→ SHORT PROBLEM
Return the entries below in their exact form, leaving the pictures out.

→ MATERIAL PROVIDED

** BEGIN **

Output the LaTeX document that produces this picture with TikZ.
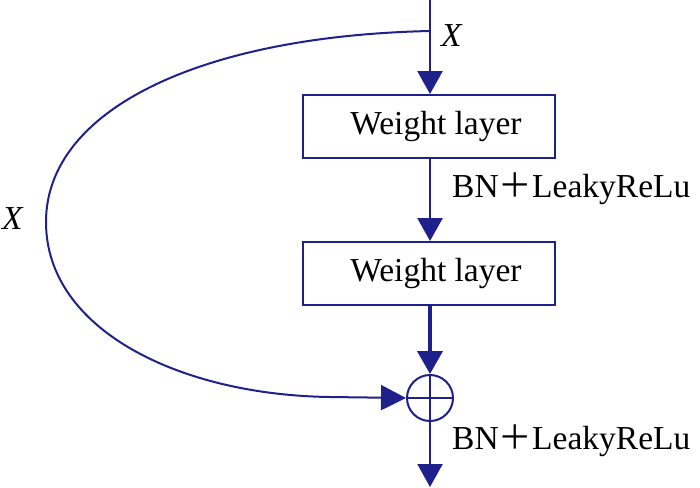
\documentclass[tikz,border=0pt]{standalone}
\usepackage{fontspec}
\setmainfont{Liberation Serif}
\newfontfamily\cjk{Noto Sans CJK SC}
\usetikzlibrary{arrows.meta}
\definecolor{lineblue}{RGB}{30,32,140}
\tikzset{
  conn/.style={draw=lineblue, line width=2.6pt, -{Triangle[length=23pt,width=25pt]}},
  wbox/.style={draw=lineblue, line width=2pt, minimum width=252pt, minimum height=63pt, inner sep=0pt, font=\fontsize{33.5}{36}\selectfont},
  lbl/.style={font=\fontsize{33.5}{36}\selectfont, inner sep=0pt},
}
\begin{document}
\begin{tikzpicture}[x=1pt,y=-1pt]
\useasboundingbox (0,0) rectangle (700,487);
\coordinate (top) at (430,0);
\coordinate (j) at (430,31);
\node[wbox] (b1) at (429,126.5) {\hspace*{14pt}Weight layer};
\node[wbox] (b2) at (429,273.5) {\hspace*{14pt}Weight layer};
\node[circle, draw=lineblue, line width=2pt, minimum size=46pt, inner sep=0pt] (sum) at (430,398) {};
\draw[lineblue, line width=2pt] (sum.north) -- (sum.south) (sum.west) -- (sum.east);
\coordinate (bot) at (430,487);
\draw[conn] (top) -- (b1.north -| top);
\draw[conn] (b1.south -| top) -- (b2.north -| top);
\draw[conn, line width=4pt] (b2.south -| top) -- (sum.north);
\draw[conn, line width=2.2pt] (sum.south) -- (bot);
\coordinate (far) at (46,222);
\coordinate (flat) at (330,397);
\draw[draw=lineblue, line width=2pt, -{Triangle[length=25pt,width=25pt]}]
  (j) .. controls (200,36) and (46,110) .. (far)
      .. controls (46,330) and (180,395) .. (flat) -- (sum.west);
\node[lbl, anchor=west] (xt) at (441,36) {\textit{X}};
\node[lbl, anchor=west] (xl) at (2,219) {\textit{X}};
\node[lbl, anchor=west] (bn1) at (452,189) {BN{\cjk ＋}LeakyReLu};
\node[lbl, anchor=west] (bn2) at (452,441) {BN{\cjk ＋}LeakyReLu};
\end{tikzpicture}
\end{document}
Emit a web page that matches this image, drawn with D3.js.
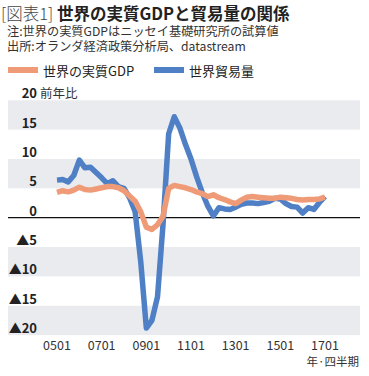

** END **

→ EXERCISE SOLUTION
Output the LaTeX document that produces this picture with TikZ.
\documentclass[tikz,border=0pt]{standalone}
\usepackage{fontspec}
\setmainfont{Liberation Serif}
\newfontfamily\cjk{Noto Sans CJK SC}
\usetikzlibrary{arrows.meta}
\definecolor{lineblue}{RGB}{30,32,140}
\tikzset{
  conn/.style={draw=lineblue, line width=2.6pt, -{Triangle[length=23pt,width=25pt]}},
  wbox/.style={draw=lineblue, line width=2pt, minimum width=252pt, minimum height=63pt, inner sep=0pt, font=\fontsize{33.5}{36}\selectfont},
  lbl/.style={font=\fontsize{33.5}{36}\selectfont, inner sep=0pt},
}
\begin{document}
\begin{tikzpicture}[x=1pt,y=-1pt]
\useasboundingbox (0,0) rectangle (700,487);
\coordinate (top) at (430,0);
\coordinate (j) at (430,31);
\node[wbox] (b1) at (429,126.5) {\hspace*{14pt}Weight layer};
\node[wbox] (b2) at (429,273.5) {\hspace*{14pt}Weight layer};
\node[circle, draw=lineblue, line width=2pt, minimum size=46pt, inner sep=0pt] (sum) at (430,398) {};
\draw[lineblue, line width=2pt] (sum.north) -- (sum.south) (sum.west) -- (sum.east);
\coordinate (bot) at (430,487);
\draw[conn] (top) -- (b1.north -| top);
\draw[conn] (b1.south -| top) -- (b2.north -| top);
\draw[conn, line width=4pt] (b2.south -| top) -- (sum.north);
\draw[conn, line width=2.2pt] (sum.south) -- (bot);
\coordinate (far) at (46,222);
\coordinate (flat) at (330,397);
\draw[draw=lineblue, line width=2pt, -{Triangle[length=25pt,width=25pt]}]
  (j) .. controls (200,36) and (46,110) .. (far)
      .. controls (46,330) and (180,395) .. (flat) -- (sum.west);
\node[lbl, anchor=west] (xt) at (441,36) {\textit{X}};
\node[lbl, anchor=west] (xl) at (2,219) {\textit{X}};
\node[lbl, anchor=west] (bn1) at (452,189) {BN{\cjk ＋}LeakyReLu};
\node[lbl, anchor=west] (bn2) at (452,441) {BN{\cjk ＋}LeakyReLu};
\end{tikzpicture}
\end{document}
Emit a web page that matches this image, drawn with D3.js.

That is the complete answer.